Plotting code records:
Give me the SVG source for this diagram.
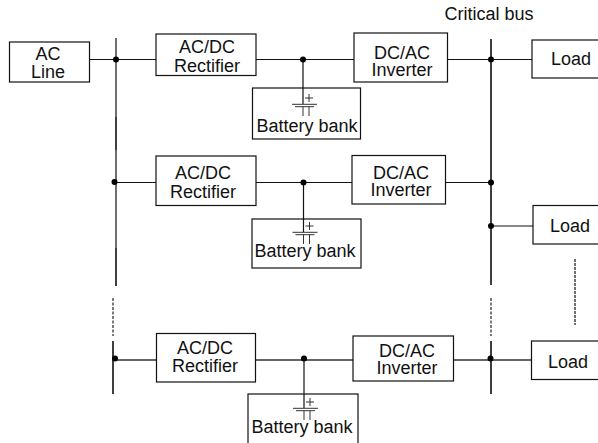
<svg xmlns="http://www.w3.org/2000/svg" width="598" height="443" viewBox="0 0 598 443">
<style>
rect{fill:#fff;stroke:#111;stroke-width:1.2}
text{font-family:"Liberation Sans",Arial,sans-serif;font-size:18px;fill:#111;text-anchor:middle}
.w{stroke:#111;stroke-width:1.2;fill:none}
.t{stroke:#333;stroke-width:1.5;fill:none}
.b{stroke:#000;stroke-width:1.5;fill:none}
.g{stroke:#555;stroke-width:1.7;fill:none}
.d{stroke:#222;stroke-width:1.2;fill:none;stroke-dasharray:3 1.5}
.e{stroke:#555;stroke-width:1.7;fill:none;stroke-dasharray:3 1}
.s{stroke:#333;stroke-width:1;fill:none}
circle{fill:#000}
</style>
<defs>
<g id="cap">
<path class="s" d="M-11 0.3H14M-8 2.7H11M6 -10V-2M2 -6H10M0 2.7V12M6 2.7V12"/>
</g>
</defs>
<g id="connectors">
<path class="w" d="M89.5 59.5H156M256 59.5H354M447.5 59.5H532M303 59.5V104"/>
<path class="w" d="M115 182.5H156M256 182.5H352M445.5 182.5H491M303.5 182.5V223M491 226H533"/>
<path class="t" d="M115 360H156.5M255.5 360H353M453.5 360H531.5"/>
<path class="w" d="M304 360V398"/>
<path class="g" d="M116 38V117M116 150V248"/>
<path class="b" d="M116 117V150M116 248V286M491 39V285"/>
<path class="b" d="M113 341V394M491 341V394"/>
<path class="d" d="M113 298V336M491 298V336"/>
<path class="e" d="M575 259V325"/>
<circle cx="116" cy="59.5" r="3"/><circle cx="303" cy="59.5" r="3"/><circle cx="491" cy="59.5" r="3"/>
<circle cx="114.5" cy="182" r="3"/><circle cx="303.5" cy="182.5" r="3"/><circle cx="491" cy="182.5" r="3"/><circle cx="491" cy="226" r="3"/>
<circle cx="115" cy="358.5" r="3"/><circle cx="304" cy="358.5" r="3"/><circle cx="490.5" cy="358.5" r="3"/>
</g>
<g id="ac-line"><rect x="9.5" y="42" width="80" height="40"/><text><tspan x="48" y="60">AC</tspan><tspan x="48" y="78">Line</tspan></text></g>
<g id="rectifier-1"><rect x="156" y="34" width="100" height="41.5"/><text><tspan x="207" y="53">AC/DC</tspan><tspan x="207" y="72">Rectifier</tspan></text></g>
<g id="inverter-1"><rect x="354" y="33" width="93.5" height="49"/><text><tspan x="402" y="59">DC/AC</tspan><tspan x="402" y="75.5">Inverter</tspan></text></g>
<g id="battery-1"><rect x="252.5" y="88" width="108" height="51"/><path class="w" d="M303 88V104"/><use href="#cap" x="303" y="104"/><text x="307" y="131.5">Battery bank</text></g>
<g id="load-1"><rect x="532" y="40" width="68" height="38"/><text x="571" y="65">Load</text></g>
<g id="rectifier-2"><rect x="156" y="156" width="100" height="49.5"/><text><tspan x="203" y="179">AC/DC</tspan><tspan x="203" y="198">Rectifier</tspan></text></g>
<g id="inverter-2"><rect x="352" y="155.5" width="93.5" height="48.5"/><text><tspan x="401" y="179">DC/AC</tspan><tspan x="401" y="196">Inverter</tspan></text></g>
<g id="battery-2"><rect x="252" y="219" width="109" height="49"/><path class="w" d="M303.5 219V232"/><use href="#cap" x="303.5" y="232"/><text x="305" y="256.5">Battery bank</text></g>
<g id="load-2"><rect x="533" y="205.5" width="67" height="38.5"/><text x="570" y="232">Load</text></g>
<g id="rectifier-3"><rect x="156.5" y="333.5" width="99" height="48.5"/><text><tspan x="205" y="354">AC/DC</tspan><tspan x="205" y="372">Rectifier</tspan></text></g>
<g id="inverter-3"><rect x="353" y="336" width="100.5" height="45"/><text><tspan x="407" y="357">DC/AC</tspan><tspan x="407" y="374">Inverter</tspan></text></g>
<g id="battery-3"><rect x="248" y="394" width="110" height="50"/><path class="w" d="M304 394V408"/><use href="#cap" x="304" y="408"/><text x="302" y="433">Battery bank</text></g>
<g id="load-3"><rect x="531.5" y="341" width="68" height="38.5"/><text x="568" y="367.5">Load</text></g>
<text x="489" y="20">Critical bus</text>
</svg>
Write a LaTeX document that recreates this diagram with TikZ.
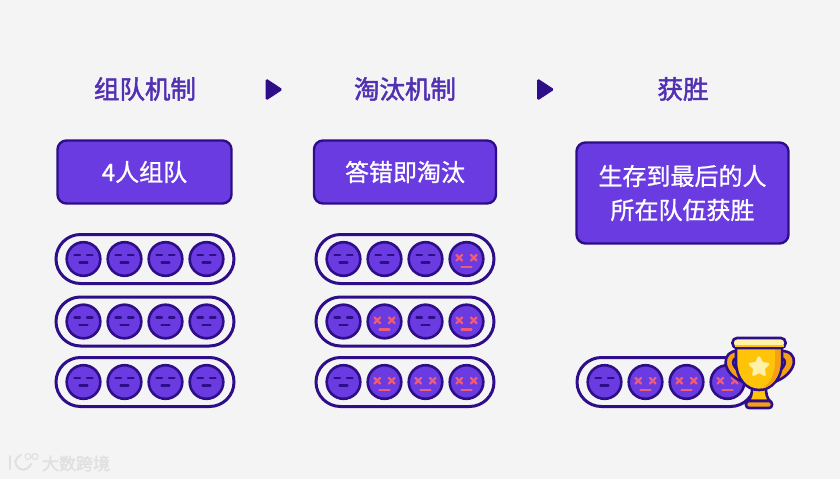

▶ [Exercise details] Leave out the pictures and output every record above precisely as given.

▶ [Task response]
Give me the SVG source for this diagram.
<svg xmlns="http://www.w3.org/2000/svg" width="598" height="443" viewBox="0 0 598 443">
<style>
rect{fill:#fff;stroke:#111;stroke-width:1.2}
text{font-family:"Liberation Sans",Arial,sans-serif;font-size:18px;fill:#111;text-anchor:middle}
.w{stroke:#111;stroke-width:1.2;fill:none}
.t{stroke:#333;stroke-width:1.5;fill:none}
.b{stroke:#000;stroke-width:1.5;fill:none}
.g{stroke:#555;stroke-width:1.7;fill:none}
.d{stroke:#222;stroke-width:1.2;fill:none;stroke-dasharray:3 1.5}
.e{stroke:#555;stroke-width:1.7;fill:none;stroke-dasharray:3 1}
.s{stroke:#333;stroke-width:1;fill:none}
circle{fill:#000}
</style>
<defs>
<g id="cap">
<path class="s" d="M-11 0.3H14M-8 2.7H11M6 -10V-2M2 -6H10M0 2.7V12M6 2.7V12"/>
</g>
</defs>
<g id="connectors">
<path class="w" d="M89.5 59.5H156M256 59.5H354M447.5 59.5H532M303 59.5V104"/>
<path class="w" d="M115 182.5H156M256 182.5H352M445.5 182.5H491M303.5 182.5V223M491 226H533"/>
<path class="t" d="M115 360H156.5M255.5 360H353M453.5 360H531.5"/>
<path class="w" d="M304 360V398"/>
<path class="g" d="M116 38V117M116 150V248"/>
<path class="b" d="M116 117V150M116 248V286M491 39V285"/>
<path class="b" d="M113 341V394M491 341V394"/>
<path class="d" d="M113 298V336M491 298V336"/>
<path class="e" d="M575 259V325"/>
<circle cx="116" cy="59.5" r="3"/><circle cx="303" cy="59.5" r="3"/><circle cx="491" cy="59.5" r="3"/>
<circle cx="114.5" cy="182" r="3"/><circle cx="303.5" cy="182.5" r="3"/><circle cx="491" cy="182.5" r="3"/><circle cx="491" cy="226" r="3"/>
<circle cx="115" cy="358.5" r="3"/><circle cx="304" cy="358.5" r="3"/><circle cx="490.5" cy="358.5" r="3"/>
</g>
<g id="ac-line"><rect x="9.5" y="42" width="80" height="40"/><text><tspan x="48" y="60">AC</tspan><tspan x="48" y="78">Line</tspan></text></g>
<g id="rectifier-1"><rect x="156" y="34" width="100" height="41.5"/><text><tspan x="207" y="53">AC/DC</tspan><tspan x="207" y="72">Rectifier</tspan></text></g>
<g id="inverter-1"><rect x="354" y="33" width="93.5" height="49"/><text><tspan x="402" y="59">DC/AC</tspan><tspan x="402" y="75.5">Inverter</tspan></text></g>
<g id="battery-1"><rect x="252.5" y="88" width="108" height="51"/><path class="w" d="M303 88V104"/><use href="#cap" x="303" y="104"/><text x="307" y="131.5">Battery bank</text></g>
<g id="load-1"><rect x="532" y="40" width="68" height="38"/><text x="571" y="65">Load</text></g>
<g id="rectifier-2"><rect x="156" y="156" width="100" height="49.5"/><text><tspan x="203" y="179">AC/DC</tspan><tspan x="203" y="198">Rectifier</tspan></text></g>
<g id="inverter-2"><rect x="352" y="155.5" width="93.5" height="48.5"/><text><tspan x="401" y="179">DC/AC</tspan><tspan x="401" y="196">Inverter</tspan></text></g>
<g id="battery-2"><rect x="252" y="219" width="109" height="49"/><path class="w" d="M303.5 219V232"/><use href="#cap" x="303.5" y="232"/><text x="305" y="256.5">Battery bank</text></g>
<g id="load-2"><rect x="533" y="205.5" width="67" height="38.5"/><text x="570" y="232">Load</text></g>
<g id="rectifier-3"><rect x="156.5" y="333.5" width="99" height="48.5"/><text><tspan x="205" y="354">AC/DC</tspan><tspan x="205" y="372">Rectifier</tspan></text></g>
<g id="inverter-3"><rect x="353" y="336" width="100.5" height="45"/><text><tspan x="407" y="357">DC/AC</tspan><tspan x="407" y="374">Inverter</tspan></text></g>
<g id="battery-3"><rect x="248" y="394" width="110" height="50"/><path class="w" d="M304 394V408"/><use href="#cap" x="304" y="408"/><text x="302" y="433">Battery bank</text></g>
<g id="load-3"><rect x="531.5" y="341" width="68" height="38.5"/><text x="568" y="367.5">Load</text></g>
<text x="489" y="20">Critical bus</text>
</svg>
Write a LaTeX document that recreates this diagram with TikZ.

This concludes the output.